“Gratuità” è una brutta parola: induce a credere che le cose possano avere un valore solo venale e che l’oggetto, in quanto gratuito, di per sè valga poco. Ciononostante, però, tutti desiderano avere qualcosa “gratis”. Perfino quello che lo è già. Sui giornali, ad esempio.

Sì, ma quanto costa?“.
Il sopracciglio dell’interlocutore si alza, l’espressione del suo viso si irrigidisce nel tentativo di non apparire brusco, ma risultare comunque convincente.
Gelo.
Hai appena chiesto informazioni, scopo recensione, a qualcuno che fa qualcosa: vino, auto, libri, servizi.
Un’idea di cosa scrivere ce l’hai già, hai fatto tutte le tue verifiche, insomma hai bisogno solo di notizie di dettaglio che certamente non ti faranno cambiare opinione. Quindi non c’è motivo di nasconderti: vai dall’interessato e gliele chiedi.
Ma lui, appreso che vuoi recensire (spesso non coglie che la recensione la farai comunque, anche a prescindere dalle sue risposte), crede di mangiare la foglia e, atteggiandosi a chi la sa lunga, se ne esce con la fatidica domanda.
Io di solito rispondo pacatamente, senza scaldarmi troppo, con una semplice precisazione.
A lei non costa niente – dico – perchè è l’editore che mi paga“.
E’ chiaro però che la cosa mette a disagio perchè quell’interrogativo dimostra che, a lui, qualcuno i soldi li ha chiesti. Oppure crede che siano dovuti, il che è la stessa cosa. Se non peggio.
Insomma l’equivoco delle “recensioni gratis” c’è.
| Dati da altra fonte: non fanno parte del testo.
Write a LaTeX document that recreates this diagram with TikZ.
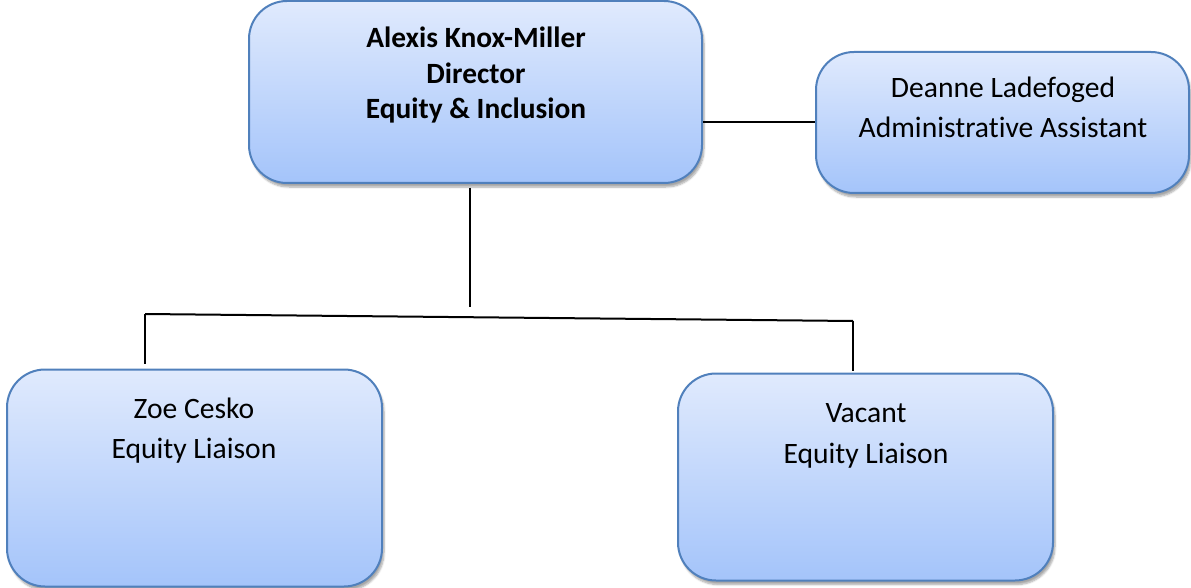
\documentclass[tikz,border=0pt]{standalone}
\usepackage{fontspec}
\setmainfont{Carlito}[Ligatures={NoCommon}]
\usetikzlibrary{shadows.blur}
\definecolor{boxtop}{RGB}{224,234,253}
\definecolor{boxbot}{RGB}{164,196,250}
\definecolor{boxline}{RGB}{80,128,188}
\tikzset{
  orgbox/.style={draw=boxline, line width=2pt, rounded corners=38pt,
    top color=boxtop, bottom color=boxbot, inner sep=0pt,
    blur shadow={shadow xshift=2pt, shadow yshift=-4pt, shadow blur steps=6, shadow opacity=35}},
  ln/.style={font=\fontsize{29.6}{34}\selectfont, anchor=base, inner sep=0pt},
  lnb/.style={ln, font=\fontsize{29.4}{34}\selectfont\bfseries},
  conn/.style={draw=black, line width=2pt}
}
\begin{document}
\begin{tikzpicture}[x=1pt,y=-1pt]
\useasboundingbox (0,0) rectangle (1191,588);
% boxes
\node[orgbox, minimum width=453pt, minimum height=182pt] (dir) at (475.5,92) {};
\node[orgbox, minimum width=373pt, minimum height=141pt] (asst) at (1002.5,122.5) {};
\node[orgbox, minimum width=375pt, minimum height=217pt] (zoe) at (194.5,478) {};
\node[orgbox, minimum width=375pt, minimum height=207pt] (vac) at (865.5,477) {};
% texts
\node[lnb] (dir1) at (476,48) {Alexis Knox-Miller};
\node[lnb] (dir2) at (476,83.5) {Director};
\node[lnb] (dir3) at (476,119) {Equity \& Inclusion};
\node[ln] (asst1) at (1003,98) {Deanne Ladefoged};
\node[ln] (asst2) at (1003,138) {Administrative Assistant};
\node[ln] (zoe1) at (194,418) {Zoe Cesko};
\node[ln] (zoe2) at (194,458) {Equity Liaison};
\node[ln] (vac1) at (866,422) {Vacant};
\node[ln] (vac2) at (866,463) {Equity Liaison};
% connectors
\coordinate (m) at (0,122);
\coordinate (j) at (470,307);
\coordinate (hl) at (145,314);
\coordinate (hr) at (853,321);
\draw[conn] (dir.east |- m) -- (asst.west |- m);
\draw[conn] ([yshift=-4pt]j |- dir.south) -- (j);
\draw[conn] (hl) -- (hr);
\draw[conn] (hl) -- ([yshift=5pt]hl |- zoe.north);
\draw[conn] (hr) -- ([yshift=2pt]hr |- vac.north);
\end{tikzpicture}
\end{document}
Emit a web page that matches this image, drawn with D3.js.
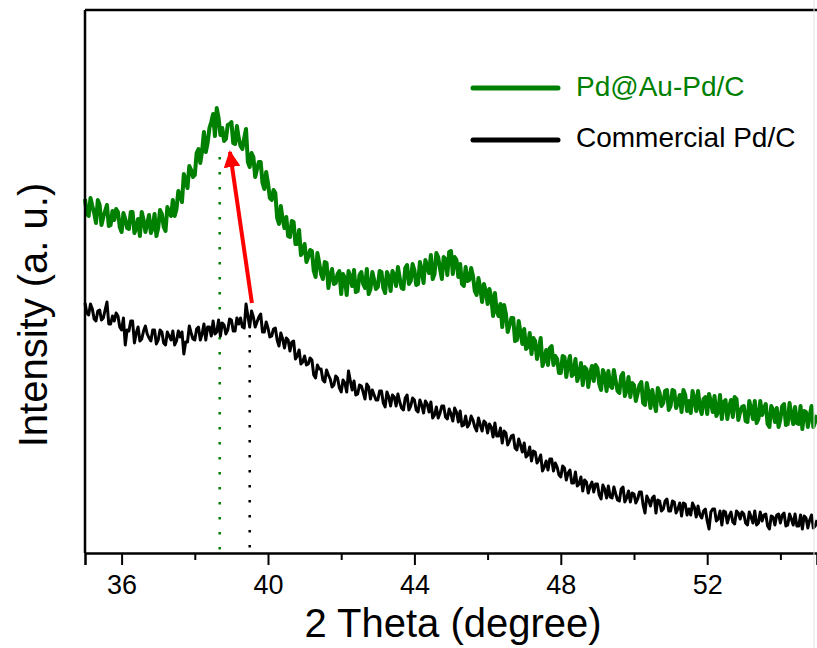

Esiste.
Il bello è che invece le recensioni gratis non esistono.
Non esistono perchè, appunto, il giornalista è pagato dell’editore e pertanto non lavora gratis.
Inoltre non esistono perchè, anche quando la recensione è fatta per “rinforzare” un’inserzione pubblicitaria, a maggior ragione la gratuità non c’è per nessuno: nè per chi scrive (vedi sopra), nè per chi ne beneficia (cioè paga).
Allora perchè tutti ne parlano e aspirano ad avere queste benedette “recensioni gratis”?
Semplice: perchè si tende a credere sane certe pratiche patologiche che invece inquinano la linearità della filiera prodotto-giornalista-editore-recensione.
Come il giornalista che prende sottobanco la mazzetta dal recensito e gli verga una recensione encomiastica, oppure il falso giornalista che si inventa un portale e vende gli spazi pubblicitari sotto forma di recensioni, oppure il venditore di pubblicità che truffa il cliente-babbaleo spacciandogli la reclame per un articolo.
E ancora il blogger che, senza vincoli deontologici (nè – per ora – controlli fiscali), agendo come editore di se stesso può permettersi di mescolare disinvoltamente informazione e pubblicità e, quindi, recensioni e marchette, trasformando ogni riga in una fonte di potenziale guadagno e dispensando talvolta, bontà sua, anche qualche “gratuità“.
Solleticando così i succhi gastrici di chi pensa di risparmiare assicurandosi articoli “gratis”, senza capire che non si tratta di informazione. Ma per favore…
Poi si apre il capitolo di chi, pur giornalista, scrive gratis e, tenendo famiglia, deve sbarcare il lunario.
Di questo però meglio parlarne un’altra volta, sennò mi viene il mal di fegato.